Et il y a la réputation. Une mauvaise réputation difficile à effacer, même après tant d'efforts. La saison dernière, au moins deux joueurs - l'attaquant Éric Bélanger et le gardien Ilya Bryzgalov - ont clairement fait savoir qu'ils ne souhaitaient pas du tout venir jouer à Winnipeg.

Thomas Steen, membre des Jets pendant 14 saisons de 1981 à 1995, n'en a cure.

«Les autres équipes peuvent bien garder ces divas, nous, on n'en veut pas! lance celui qui est aujourd'hui conseiller municipal à Winnipeg. De très grands joueurs sont venus jouer ici, les Hull, Selanne, et ils ont adoré ça. Ce ne sera pas un problème.»

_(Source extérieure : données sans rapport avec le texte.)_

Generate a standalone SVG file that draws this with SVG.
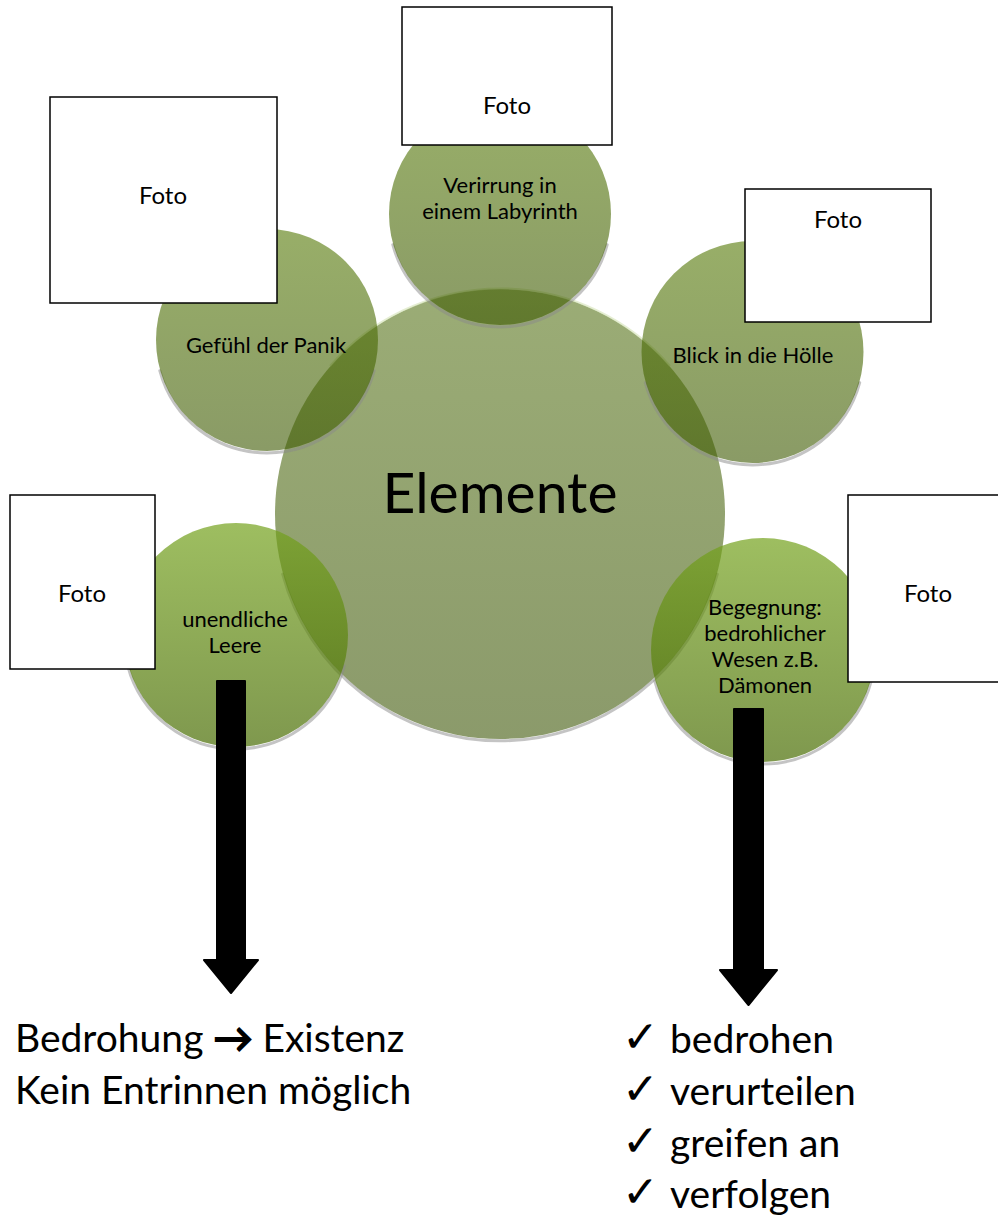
<svg xmlns="http://www.w3.org/2000/svg" width="998" height="1218" viewBox="0 0 998 1218">
<style>
text{font-family:Lato,"Liberation Sans",sans-serif;fill:#000}
.lbl{font-size:22px;text-anchor:middle}
.foto{font-size:24px;text-anchor:middle}
.big{font-size:57px;text-anchor:middle}
.bot{font-size:39px}
.chk{font-family:"DejaVu Sans",sans-serif;font-size:44px}
.arr{stroke:#000;stroke-width:2}
.box{fill:#fff;stroke:#000;stroke-width:1.5}
.shd{fill:none;stroke:#8a8a8a;stroke-width:3;stroke-opacity:0.5;stroke-linecap:round}
.arrow{fill:#000;stroke:#000;stroke-width:2;stroke-linejoin:round}
</style>
<defs>
<linearGradient id="gC" x1="0" y1="0" x2="0" y2="1">
<stop offset="0" stop-color="#58751a" stop-opacity="0.6"/>
<stop offset="1" stop-color="#3e5708" stop-opacity="0.6"/>
</linearGradient>
<linearGradient id="gT" x1="0" y1="0" x2="0" y2="1">
<stop offset="0" stop-color="#537803" stop-opacity="0.6"/>
<stop offset="1" stop-color="#3c5800" stop-opacity="0.6"/>
</linearGradient>
<linearGradient id="gB" x1="0" y1="0" x2="0" y2="1">
<stop offset="0" stop-color="#74a21c" stop-opacity="0.7"/>
<stop offset="1" stop-color="#486c02" stop-opacity="0.7"/>
</linearGradient>
</defs>

<g id="center">
<path class="shd" d="M717.3,574.2 A225,225 0 0 1 282.7,574.2"/>
<circle cx="500" cy="514" r="225" fill="url(#gC)"/>
<path d="M330,366 A225,225 0 0 1 670,366" fill="none" stroke="#d4e3b5" stroke-width="2" stroke-opacity="0.6"/>
<text class="big" x="500" y="513">Elemente</text>
</g>

<g id="node-verirrung">
<path class="shd" d="M607.2,244.7 A111,111 0 0 1 392.8,244.7"/>
<circle cx="500" cy="214" r="111" fill="url(#gT)"/>
<text class="lbl" x="500" y="193">Verirrung in</text>
<text class="lbl" x="500" y="219">einem Labyrinth</text>
</g>

<g id="node-panik">
<path class="shd" d="M374.2,370.7 A111,111 0 0 1 159.8,370.7"/>
<circle cx="267" cy="340" r="111" fill="url(#gT)"/>
<text class="lbl" x="266" y="353">Gefühl der Panik</text>
</g>

<g id="node-hoelle">
<path class="shd" d="M859.7,382.7 A111,111 0 0 1 645.3,382.7"/>
<circle cx="752.5" cy="352" r="111" fill="url(#gT)"/>
<text class="lbl" x="753" y="363">Blick in die Hölle</text>
</g>

<g id="node-leere">
<path class="shd" d="M344.2,666 A112,112 0 0 1 127.8,666"/>
<circle cx="236" cy="635" r="112" fill="url(#gB)"/>
<text class="lbl" x="235" y="627">unendliche</text>
<text class="lbl" x="235" y="653">Leere</text>
</g>

<g id="node-begegnung">
<path class="shd" d="M871.2,681 A112,112 0 0 1 654.8,681"/>
<circle cx="763" cy="650" r="112" fill="url(#gB)"/>
<text class="lbl" x="765" y="615">Begegnung:</text>
<text class="lbl" x="765" y="641">bedrohlicher</text>
<text class="lbl" x="765" y="667">Wesen z.B.</text>
<text class="lbl" x="765" y="693">Dämonen</text>
</g>

<g id="foto-top">
<rect class="box" x="402" y="7" width="210" height="138"/>
<text class="foto" x="507" y="114">Foto</text>
</g>
<g id="foto-left">
<rect class="box" x="50" y="97" width="227" height="206"/>
<text class="foto" x="163" y="204">Foto</text>
</g>
<g id="foto-right">
<rect class="box" x="745" y="189" width="186" height="133"/>
<text class="foto" x="838" y="228">Foto</text>
</g>
<g id="foto-bottom-left">
<rect class="box" x="10" y="495" width="145" height="174"/>
<text class="foto" x="82" y="602">Foto</text>
</g>
<g id="foto-bottom-right">
<rect class="box" x="848" y="495" width="152" height="187"/>
<text class="foto" x="928" y="602">Foto</text>
</g>

<g id="connectors">
<polygon class="arrow" points="217,681 245,681 245,960 258,960 231,993 204,960 217,960"/>
<polygon class="arrow" points="734,709 763,709 763,970 777,970 748.5,1005 720,970 734,970"/>
</g>

<g id="text-left">
<text class="bot" x="15" y="1052">Bedrohung <tspan class="arr">→</tspan> Existenz</text>
<text class="bot" x="15" y="1104">Kein Entrinnen möglich</text>
</g>

<g id="text-right">
<text class="chk" x="622" y="1052">✓</text>
<text class="bot" x="670" y="1053">bedrohen</text>
<text class="chk" x="622" y="1104">✓</text>
<text class="bot" x="670" y="1105">verurteilen</text>
<text class="chk" x="622" y="1156">✓</text>
<text class="bot" x="670" y="1157">greifen an</text>
<text class="chk" x="622" y="1207">✓</text>
<text class="bot" x="670" y="1208">verfolgen</text>
</g>
</svg>
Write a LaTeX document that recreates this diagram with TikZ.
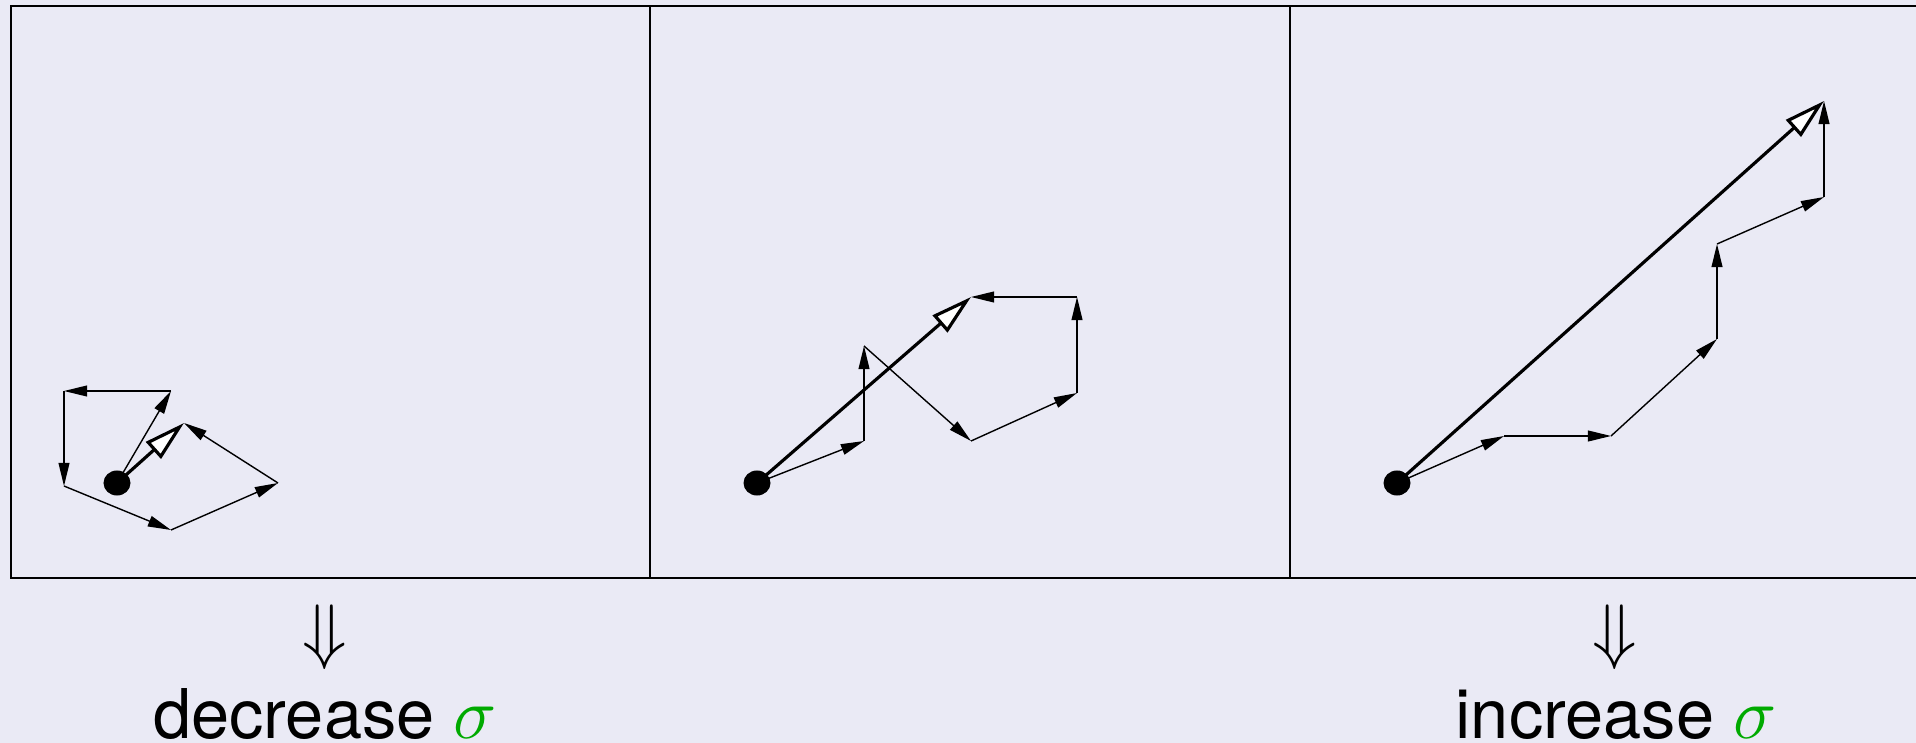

Steen jure que Winnipeg se porte beaucoup mieux depuis la renaissance des Jets. «Le retour de notre équipe, ça veut dire une ville plus vibrante, ça veut dire que les gens sont heureux, ça veut dire que le nom de la ville va se remettre à circuler à travers le monde. Et ça veut dire que les hivers vont passer plus vite...»

La grande question, maintenant: cette fois-ci, les Jets pourront-ils survivre? Avec seulement 15 004 sièges, le MTS Centre est le plus petit aréna de la Ligue nationale.

Mark Chipman n'est pas nerveux. «On n'a jamais pensé que la taille de notre aréna allait être un problème. Nous ne sommes pas inquiets à ce sujet. Pas du tout.»

Demain soir, la place sera bondée lorsque les Jets et le Canadien croiseront les bâtons au centre de la glace. Ce moment, les gens de Winnipeg l'attendent avec impatience depuis plusieurs mois, plusieurs années. Ce qui explique un peu cette folle lune de miel avec des joueurs de hockey qui, il y a six mois à peine, étaient tous de parfaits inconnus dans la ville d'Atlanta.

Ils ne sont plus des inconnus. Dans les rues du centre-ville, les fidèles, qui adorent manifestement les nouvelles couleurs du club, portent fièrement les maillots des Ladd, Byfuglien et Kane.

«Les fans nous aiment et sont tous derrière nous, mais si on se fait rincer 7-0 demain soir, ça va peut-être être différent!», lance le défenseur Ron Hainsey.

En attendant, les gars des Jets peuvent dormir tranquilles. Cette ville leur appartient, et leurs partisans sont prêts à tout leur donner. Incluant du café et des beignes.